**Work required:**
Repeat exactly the lines between and including those that contain "Write a web" and "const ceoValues = [7, 36, 57];". Output no other line.

**Supplied material:**
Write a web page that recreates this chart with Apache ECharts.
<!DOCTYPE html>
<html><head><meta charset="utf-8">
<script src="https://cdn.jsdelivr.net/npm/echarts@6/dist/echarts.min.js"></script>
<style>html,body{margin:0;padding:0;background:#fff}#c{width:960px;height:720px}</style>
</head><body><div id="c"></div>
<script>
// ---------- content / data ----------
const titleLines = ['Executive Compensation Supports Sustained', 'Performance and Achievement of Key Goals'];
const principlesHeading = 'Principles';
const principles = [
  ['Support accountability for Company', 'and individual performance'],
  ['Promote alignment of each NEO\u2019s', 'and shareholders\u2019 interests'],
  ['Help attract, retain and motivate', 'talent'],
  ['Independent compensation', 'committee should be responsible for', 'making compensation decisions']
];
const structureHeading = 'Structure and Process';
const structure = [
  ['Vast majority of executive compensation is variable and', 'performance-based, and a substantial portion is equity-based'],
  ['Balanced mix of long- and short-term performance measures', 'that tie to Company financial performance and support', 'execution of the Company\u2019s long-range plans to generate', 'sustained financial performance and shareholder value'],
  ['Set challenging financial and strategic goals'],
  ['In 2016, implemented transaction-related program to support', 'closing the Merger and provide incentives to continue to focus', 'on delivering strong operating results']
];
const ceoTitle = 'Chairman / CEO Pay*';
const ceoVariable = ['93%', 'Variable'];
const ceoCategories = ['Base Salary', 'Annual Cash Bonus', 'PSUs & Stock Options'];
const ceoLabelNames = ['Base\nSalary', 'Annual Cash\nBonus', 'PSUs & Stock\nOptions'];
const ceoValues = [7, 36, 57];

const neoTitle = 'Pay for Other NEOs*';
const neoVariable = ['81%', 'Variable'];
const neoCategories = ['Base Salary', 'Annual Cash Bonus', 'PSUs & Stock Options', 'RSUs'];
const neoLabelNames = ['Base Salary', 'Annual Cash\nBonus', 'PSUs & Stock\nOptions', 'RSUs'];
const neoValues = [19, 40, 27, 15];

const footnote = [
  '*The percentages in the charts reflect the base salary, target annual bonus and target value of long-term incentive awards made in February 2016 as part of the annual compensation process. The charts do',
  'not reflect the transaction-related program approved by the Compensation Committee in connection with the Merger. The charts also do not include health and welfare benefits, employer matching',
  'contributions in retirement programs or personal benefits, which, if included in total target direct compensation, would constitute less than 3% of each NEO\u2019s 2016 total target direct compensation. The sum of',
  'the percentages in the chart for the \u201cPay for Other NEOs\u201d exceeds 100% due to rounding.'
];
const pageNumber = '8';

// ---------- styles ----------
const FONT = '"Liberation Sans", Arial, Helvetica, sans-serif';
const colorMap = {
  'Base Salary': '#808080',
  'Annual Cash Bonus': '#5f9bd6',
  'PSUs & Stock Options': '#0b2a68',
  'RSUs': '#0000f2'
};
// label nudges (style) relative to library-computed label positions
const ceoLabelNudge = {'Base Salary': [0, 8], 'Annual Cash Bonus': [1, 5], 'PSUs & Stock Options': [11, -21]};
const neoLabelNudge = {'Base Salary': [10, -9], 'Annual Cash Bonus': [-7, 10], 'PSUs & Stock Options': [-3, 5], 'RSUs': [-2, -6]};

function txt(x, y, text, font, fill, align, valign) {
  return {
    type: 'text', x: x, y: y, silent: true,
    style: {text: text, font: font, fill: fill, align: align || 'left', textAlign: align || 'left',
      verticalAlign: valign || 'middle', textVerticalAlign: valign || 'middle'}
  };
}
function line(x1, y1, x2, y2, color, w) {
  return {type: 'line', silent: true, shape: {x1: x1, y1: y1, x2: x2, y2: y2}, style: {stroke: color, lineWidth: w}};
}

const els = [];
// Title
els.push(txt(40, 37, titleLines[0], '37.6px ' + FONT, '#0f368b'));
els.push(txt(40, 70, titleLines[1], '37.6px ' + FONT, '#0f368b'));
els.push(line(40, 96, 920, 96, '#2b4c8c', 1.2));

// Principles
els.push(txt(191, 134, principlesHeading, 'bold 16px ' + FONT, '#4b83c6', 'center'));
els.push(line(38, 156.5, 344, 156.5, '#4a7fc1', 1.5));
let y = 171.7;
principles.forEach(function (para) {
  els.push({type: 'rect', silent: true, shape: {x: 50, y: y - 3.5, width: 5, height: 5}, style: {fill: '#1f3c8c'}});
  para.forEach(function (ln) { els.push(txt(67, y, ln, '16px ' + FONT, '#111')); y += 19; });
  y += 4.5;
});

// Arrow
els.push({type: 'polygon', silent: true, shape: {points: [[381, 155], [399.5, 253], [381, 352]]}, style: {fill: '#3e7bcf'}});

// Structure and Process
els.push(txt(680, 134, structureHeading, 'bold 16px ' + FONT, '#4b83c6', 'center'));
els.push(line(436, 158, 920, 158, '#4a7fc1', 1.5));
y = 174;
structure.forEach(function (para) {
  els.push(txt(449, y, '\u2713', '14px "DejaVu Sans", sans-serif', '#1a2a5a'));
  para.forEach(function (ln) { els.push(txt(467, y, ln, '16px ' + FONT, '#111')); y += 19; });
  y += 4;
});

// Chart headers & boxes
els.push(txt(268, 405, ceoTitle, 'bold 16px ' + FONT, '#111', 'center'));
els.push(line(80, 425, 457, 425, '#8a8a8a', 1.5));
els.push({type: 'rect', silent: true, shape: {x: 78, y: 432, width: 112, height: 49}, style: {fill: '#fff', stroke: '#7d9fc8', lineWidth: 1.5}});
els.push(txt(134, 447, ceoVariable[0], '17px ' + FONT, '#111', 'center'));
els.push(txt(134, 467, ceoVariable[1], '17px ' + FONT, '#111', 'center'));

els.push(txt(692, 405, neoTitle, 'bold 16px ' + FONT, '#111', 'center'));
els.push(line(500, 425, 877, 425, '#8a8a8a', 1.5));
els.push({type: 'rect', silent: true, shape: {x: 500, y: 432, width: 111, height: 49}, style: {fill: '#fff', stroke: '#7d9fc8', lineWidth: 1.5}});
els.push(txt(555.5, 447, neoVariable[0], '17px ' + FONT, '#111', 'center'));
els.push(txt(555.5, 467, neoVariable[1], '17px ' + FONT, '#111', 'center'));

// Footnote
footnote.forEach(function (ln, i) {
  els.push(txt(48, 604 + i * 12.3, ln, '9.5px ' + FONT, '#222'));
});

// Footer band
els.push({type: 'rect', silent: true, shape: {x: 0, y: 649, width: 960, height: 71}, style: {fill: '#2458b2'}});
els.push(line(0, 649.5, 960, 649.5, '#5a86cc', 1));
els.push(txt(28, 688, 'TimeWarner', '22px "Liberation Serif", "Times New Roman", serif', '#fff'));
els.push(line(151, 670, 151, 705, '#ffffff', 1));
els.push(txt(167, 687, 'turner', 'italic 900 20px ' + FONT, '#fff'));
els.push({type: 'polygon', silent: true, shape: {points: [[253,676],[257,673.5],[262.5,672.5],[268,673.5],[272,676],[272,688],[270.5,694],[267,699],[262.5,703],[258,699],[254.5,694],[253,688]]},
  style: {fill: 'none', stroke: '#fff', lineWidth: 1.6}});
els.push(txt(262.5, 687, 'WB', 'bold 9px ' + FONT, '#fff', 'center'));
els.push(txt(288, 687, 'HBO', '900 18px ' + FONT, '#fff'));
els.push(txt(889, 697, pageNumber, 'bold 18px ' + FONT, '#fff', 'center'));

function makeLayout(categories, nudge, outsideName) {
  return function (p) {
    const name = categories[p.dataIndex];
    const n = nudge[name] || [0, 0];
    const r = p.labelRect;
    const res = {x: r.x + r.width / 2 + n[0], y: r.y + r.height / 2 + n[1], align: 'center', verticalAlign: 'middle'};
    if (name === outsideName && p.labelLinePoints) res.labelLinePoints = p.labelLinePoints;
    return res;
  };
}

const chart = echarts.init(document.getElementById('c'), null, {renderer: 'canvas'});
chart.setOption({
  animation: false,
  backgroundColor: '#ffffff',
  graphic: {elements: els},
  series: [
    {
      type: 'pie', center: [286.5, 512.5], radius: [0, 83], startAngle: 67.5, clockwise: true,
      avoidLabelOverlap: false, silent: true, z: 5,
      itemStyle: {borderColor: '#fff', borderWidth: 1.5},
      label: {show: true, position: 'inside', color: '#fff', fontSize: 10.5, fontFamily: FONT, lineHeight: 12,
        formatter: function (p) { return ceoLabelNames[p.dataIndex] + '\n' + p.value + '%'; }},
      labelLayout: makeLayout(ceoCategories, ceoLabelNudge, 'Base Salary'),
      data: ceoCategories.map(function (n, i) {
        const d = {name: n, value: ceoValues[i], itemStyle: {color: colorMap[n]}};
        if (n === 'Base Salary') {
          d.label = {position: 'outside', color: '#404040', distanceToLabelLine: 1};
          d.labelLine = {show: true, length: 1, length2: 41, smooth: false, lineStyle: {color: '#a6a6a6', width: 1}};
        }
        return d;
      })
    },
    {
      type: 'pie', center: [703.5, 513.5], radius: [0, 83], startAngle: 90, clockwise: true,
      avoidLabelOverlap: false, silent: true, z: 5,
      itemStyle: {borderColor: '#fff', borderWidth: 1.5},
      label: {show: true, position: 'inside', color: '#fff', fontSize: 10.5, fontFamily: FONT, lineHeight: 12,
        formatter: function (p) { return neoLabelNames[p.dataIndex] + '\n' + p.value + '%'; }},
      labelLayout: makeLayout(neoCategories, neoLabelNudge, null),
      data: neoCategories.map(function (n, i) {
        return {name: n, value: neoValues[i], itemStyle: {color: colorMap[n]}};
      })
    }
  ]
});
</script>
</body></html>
==
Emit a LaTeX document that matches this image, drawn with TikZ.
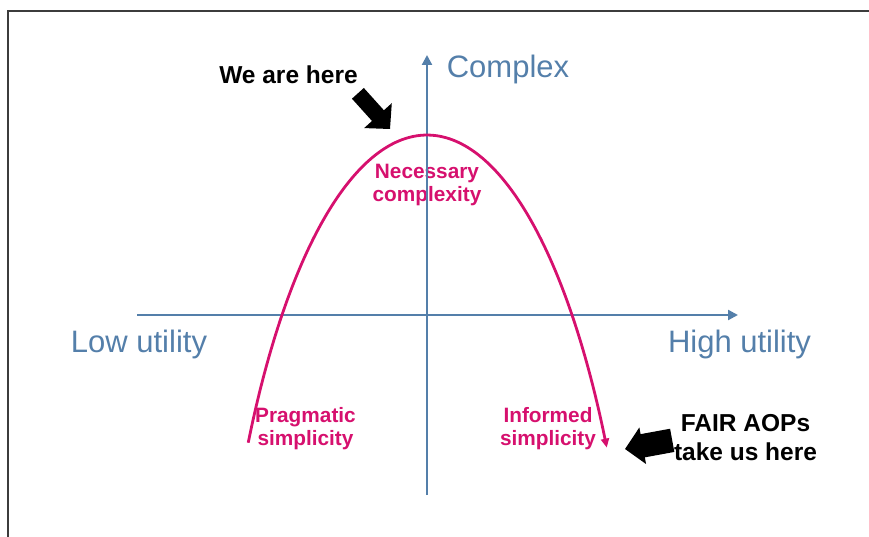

**Response to this exercise:**
Write a web page that recreates this chart with Apache ECharts.
<!DOCTYPE html>
<html><head><meta charset="utf-8">
<script src="https://cdn.jsdelivr.net/npm/echarts@6/dist/echarts.min.js"></script>
<style>html,body{margin:0;padding:0;background:#fff}#c{width:960px;height:720px}</style>
</head><body><div id="c"></div>
<script>
// ---------- content / data ----------
const titleLines = ['Executive Compensation Supports Sustained', 'Performance and Achievement of Key Goals'];
const principlesHeading = 'Principles';
const principles = [
  ['Support accountability for Company', 'and individual performance'],
  ['Promote alignment of each NEO\u2019s', 'and shareholders\u2019 interests'],
  ['Help attract, retain and motivate', 'talent'],
  ['Independent compensation', 'committee should be responsible for', 'making compensation decisions']
];
const structureHeading = 'Structure and Process';
const structure = [
  ['Vast majority of executive compensation is variable and', 'performance-based, and a substantial portion is equity-based'],
  ['Balanced mix of long- and short-term performance measures', 'that tie to Company financial performance and support', 'execution of the Company\u2019s long-range plans to generate', 'sustained financial performance and shareholder value'],
  ['Set challenging financial and strategic goals'],
  ['In 2016, implemented transaction-related program to support', 'closing the Merger and provide incentives to continue to focus', 'on delivering strong operating results']
];
const ceoTitle = 'Chairman / CEO Pay*';
const ceoVariable = ['93%', 'Variable'];
const ceoCategories = ['Base Salary', 'Annual Cash Bonus', 'PSUs & Stock Options'];
const ceoLabelNames = ['Base\nSalary', 'Annual Cash\nBonus', 'PSUs & Stock\nOptions'];
const ceoValues = [7, 36, 57];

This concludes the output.